How to Trim a Clematis
Clematis are popular for their large, colorful flowers. Different varieties bloom at different times throughout the year and should be trimmed only in the season in which they bloom. Clematis are broken out into three groups for pruning purposes: early-flowering, late-flowering and large-flowered cultivars. Early-flowering clematis bloom in April and May, late-flowering varieties bloom from about mid-June into the fall and large-flowered hybrids bloom in mid-June and again in late summer or fall. Pruning clematis in a season other than when it is blooming results in fewer flowers.
- Moderately Easy
things you’ll need:
- Cut back newly planted clematis vines to the strongest and lowest buds on the vine to produce thicker, faster growth.

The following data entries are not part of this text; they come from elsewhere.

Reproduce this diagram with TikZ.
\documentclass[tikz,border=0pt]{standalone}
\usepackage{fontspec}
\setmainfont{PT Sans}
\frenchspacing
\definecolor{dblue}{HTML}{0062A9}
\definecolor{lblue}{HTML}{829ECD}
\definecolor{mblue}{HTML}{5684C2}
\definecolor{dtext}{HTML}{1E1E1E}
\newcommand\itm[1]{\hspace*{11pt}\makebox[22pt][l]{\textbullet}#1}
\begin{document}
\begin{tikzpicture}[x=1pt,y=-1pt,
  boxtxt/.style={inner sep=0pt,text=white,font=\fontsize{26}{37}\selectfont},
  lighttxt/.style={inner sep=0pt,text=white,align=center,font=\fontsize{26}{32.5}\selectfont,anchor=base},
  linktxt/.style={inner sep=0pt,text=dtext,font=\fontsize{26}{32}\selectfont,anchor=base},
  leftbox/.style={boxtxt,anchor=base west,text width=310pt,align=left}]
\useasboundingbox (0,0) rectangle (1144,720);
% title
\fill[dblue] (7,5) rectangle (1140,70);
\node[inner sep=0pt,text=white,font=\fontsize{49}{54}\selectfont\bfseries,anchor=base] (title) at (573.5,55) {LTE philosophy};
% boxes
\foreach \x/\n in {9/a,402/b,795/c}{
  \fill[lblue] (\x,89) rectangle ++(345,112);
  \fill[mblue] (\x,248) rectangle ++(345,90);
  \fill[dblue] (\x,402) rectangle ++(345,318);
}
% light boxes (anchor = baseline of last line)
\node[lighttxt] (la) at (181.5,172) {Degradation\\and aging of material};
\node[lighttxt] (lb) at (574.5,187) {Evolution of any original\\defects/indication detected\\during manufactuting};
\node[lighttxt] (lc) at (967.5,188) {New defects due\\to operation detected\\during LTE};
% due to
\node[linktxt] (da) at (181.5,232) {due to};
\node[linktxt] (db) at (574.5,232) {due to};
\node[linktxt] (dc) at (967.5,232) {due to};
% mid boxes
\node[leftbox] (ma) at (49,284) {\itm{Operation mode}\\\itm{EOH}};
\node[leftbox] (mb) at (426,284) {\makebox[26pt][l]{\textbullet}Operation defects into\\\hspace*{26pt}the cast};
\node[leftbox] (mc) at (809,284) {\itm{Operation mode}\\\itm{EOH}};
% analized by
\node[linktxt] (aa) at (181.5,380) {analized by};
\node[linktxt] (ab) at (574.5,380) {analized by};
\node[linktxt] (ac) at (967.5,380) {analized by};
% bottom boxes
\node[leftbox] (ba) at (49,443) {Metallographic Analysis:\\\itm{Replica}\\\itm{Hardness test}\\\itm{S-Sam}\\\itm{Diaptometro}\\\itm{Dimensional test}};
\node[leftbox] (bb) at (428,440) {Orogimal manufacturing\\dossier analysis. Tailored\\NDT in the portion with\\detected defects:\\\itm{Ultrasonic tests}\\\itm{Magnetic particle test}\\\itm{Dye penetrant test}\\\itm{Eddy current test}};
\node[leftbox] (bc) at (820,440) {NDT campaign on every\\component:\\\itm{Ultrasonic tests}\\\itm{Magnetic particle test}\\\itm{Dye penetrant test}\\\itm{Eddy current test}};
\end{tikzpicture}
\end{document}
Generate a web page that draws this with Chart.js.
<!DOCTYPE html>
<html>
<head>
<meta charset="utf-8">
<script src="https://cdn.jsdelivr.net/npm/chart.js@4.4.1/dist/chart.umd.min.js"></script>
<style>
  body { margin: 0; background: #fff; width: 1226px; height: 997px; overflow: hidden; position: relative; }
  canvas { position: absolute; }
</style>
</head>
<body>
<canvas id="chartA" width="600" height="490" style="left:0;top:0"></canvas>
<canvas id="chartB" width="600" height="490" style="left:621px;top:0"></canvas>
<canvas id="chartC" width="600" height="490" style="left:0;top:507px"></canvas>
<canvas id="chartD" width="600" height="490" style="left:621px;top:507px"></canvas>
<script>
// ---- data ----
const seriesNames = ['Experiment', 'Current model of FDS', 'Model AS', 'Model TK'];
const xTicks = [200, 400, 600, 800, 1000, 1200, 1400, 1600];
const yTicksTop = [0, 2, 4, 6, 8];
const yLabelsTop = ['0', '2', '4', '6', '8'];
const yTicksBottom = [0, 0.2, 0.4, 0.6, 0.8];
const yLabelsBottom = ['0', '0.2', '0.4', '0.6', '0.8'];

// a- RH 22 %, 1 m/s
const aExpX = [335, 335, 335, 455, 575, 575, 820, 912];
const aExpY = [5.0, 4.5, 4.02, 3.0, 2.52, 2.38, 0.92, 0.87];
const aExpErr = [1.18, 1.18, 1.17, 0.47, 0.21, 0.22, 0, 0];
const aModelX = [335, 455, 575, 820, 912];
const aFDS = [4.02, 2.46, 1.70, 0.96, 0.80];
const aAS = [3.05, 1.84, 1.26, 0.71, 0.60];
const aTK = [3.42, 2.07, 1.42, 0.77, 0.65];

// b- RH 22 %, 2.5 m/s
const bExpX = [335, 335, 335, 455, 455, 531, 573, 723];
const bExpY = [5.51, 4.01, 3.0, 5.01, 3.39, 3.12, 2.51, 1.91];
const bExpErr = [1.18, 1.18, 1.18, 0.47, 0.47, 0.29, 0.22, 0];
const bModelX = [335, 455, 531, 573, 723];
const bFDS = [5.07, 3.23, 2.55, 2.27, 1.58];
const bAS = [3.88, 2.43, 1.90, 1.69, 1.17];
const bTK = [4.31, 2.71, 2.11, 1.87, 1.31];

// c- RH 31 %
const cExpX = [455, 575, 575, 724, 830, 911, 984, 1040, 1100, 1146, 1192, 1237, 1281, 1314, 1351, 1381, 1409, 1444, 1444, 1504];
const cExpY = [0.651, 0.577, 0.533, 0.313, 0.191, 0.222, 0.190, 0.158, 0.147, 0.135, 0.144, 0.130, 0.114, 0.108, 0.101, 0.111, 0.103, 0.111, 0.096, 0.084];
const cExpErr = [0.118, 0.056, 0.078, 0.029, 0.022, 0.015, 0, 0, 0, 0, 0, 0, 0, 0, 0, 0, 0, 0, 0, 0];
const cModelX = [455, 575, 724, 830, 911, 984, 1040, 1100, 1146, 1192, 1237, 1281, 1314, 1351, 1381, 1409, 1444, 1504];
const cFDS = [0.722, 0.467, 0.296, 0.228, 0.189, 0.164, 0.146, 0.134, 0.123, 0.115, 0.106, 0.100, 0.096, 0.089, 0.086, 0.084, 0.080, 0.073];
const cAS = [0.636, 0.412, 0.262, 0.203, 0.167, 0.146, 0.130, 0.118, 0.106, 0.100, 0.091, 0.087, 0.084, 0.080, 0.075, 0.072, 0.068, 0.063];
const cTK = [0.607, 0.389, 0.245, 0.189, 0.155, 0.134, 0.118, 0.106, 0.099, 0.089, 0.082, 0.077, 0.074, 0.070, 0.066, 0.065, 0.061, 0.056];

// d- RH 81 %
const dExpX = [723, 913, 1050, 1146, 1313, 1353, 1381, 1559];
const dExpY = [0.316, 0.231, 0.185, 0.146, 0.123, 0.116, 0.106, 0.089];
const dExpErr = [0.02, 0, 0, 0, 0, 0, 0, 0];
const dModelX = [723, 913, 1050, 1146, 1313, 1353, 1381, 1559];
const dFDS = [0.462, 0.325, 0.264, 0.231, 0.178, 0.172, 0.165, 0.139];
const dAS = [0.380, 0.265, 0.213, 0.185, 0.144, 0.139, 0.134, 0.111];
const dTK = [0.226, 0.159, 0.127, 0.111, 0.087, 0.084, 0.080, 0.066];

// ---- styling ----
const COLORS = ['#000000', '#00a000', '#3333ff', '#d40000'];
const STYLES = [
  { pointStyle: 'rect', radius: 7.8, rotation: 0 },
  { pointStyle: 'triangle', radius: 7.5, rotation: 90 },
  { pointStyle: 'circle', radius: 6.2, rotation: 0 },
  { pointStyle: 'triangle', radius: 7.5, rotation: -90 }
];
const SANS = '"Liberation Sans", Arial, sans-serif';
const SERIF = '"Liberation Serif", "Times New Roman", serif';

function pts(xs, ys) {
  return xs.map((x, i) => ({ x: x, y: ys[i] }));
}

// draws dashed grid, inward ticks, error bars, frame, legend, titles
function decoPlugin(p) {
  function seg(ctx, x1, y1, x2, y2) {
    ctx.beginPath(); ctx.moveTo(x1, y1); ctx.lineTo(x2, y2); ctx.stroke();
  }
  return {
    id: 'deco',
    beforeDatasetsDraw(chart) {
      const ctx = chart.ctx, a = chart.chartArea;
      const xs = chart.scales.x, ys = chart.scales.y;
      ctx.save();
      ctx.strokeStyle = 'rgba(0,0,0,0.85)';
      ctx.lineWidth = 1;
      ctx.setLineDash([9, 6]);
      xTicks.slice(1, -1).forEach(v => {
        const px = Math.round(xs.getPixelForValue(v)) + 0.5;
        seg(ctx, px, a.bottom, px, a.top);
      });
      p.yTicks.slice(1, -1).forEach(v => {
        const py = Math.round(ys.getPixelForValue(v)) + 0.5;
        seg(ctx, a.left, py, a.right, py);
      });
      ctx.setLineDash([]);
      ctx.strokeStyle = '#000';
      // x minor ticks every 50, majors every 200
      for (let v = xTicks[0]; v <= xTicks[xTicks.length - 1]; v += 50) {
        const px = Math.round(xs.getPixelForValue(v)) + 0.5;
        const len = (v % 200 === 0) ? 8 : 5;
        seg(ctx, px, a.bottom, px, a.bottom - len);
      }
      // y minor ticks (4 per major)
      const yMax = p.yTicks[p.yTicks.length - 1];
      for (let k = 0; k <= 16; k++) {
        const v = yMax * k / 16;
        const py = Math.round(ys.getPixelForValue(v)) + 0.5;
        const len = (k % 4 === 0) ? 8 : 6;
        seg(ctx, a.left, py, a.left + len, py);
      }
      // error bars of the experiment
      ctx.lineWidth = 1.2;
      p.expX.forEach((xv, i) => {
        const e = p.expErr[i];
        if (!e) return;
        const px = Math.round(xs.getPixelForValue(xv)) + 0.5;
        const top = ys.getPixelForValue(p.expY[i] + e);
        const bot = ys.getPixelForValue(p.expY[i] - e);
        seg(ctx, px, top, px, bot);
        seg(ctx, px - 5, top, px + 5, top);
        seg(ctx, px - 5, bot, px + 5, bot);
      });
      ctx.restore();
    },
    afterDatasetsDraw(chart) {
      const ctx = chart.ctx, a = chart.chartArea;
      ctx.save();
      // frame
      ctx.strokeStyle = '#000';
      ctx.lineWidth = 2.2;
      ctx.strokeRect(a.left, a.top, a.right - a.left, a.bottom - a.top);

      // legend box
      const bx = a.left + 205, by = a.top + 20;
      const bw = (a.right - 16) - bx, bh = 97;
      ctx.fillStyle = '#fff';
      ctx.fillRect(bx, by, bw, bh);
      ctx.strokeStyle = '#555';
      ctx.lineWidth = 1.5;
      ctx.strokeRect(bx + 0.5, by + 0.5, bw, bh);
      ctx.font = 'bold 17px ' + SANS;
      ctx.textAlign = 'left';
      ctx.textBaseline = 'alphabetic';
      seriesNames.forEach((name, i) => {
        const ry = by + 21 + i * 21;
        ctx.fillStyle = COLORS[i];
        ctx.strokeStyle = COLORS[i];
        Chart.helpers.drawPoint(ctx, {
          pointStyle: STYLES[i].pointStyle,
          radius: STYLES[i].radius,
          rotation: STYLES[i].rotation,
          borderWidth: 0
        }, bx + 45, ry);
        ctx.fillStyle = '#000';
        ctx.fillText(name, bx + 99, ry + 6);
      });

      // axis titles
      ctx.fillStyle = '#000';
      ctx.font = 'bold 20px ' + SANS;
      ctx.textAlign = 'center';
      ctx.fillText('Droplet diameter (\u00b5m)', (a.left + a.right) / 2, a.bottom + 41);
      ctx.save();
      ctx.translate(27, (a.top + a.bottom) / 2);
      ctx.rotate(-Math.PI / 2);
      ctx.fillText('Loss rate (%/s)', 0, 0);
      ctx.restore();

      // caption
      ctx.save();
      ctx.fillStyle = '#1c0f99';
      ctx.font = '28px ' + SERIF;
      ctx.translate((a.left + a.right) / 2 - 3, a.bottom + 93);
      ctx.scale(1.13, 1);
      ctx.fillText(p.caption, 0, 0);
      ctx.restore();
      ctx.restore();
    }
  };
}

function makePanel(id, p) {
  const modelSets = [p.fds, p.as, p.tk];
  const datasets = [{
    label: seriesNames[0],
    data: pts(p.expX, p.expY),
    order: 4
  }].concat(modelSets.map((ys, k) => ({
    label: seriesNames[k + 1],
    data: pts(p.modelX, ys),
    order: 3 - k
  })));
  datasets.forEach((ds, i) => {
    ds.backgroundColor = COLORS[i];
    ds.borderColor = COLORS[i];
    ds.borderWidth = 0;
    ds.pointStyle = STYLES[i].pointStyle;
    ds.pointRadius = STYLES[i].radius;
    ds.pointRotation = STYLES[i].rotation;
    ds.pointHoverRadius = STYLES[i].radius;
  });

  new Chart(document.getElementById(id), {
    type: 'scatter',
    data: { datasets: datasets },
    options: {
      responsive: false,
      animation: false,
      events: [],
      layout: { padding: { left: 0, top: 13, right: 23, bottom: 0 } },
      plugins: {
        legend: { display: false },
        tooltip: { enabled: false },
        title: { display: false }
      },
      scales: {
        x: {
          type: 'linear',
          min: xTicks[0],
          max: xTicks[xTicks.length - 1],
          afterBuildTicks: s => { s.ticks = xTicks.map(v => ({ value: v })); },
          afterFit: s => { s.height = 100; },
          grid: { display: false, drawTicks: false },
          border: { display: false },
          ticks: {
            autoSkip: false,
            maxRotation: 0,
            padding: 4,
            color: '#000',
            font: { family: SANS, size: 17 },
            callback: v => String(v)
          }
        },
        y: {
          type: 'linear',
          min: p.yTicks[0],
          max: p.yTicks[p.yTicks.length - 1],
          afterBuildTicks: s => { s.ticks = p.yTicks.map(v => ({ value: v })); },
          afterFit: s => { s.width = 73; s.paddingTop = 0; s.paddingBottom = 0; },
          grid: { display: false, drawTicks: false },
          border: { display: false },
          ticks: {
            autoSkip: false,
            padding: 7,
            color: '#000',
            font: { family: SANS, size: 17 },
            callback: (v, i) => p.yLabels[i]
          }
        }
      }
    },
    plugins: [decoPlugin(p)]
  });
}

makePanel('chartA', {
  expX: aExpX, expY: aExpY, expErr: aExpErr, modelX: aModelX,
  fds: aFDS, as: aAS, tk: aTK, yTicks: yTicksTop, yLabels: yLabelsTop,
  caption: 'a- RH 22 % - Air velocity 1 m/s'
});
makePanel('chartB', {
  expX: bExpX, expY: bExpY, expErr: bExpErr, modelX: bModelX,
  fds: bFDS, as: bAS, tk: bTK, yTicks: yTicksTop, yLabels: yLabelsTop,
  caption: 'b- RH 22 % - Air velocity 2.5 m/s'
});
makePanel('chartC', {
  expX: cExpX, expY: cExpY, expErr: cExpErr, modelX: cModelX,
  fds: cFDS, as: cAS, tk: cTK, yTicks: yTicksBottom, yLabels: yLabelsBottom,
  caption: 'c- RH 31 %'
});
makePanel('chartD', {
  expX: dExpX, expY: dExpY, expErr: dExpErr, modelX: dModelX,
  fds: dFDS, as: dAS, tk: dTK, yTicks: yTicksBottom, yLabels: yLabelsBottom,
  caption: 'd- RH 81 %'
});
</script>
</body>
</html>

- Prune any early flowering clematis shoots that produced flowers back to within a few inches of the main trunk. Cut the vines immediately after they stop blooming in the summer.
- Prune each late-flowering vine stem back to a height of 2 to 3 feet above ground in February or March. Alternatively, cut all of the clematis’s stems back to about 1 foot above the ground or to the first pair of strong buds, which may be slightly lower or higher on the stem.
- Trim weak and dead stems off large-flowered, repeat blooming clematis vines in February or March. Untangle the stems. Prune any overgrown repeat blooming vines in late winter to early spring. You’ll sacrifice the spring blooms, but it will bloom again in the summer as normal.
- Cut back any large-flowered clematis varieties that bloomed with flowers to the base of older shoots in late spring or early summer, after the first blooming period is over. Cut 1/4 to 1/3 of a large-flowered variety vine’s oldest stems back to 1 foot above the ground annually over several years.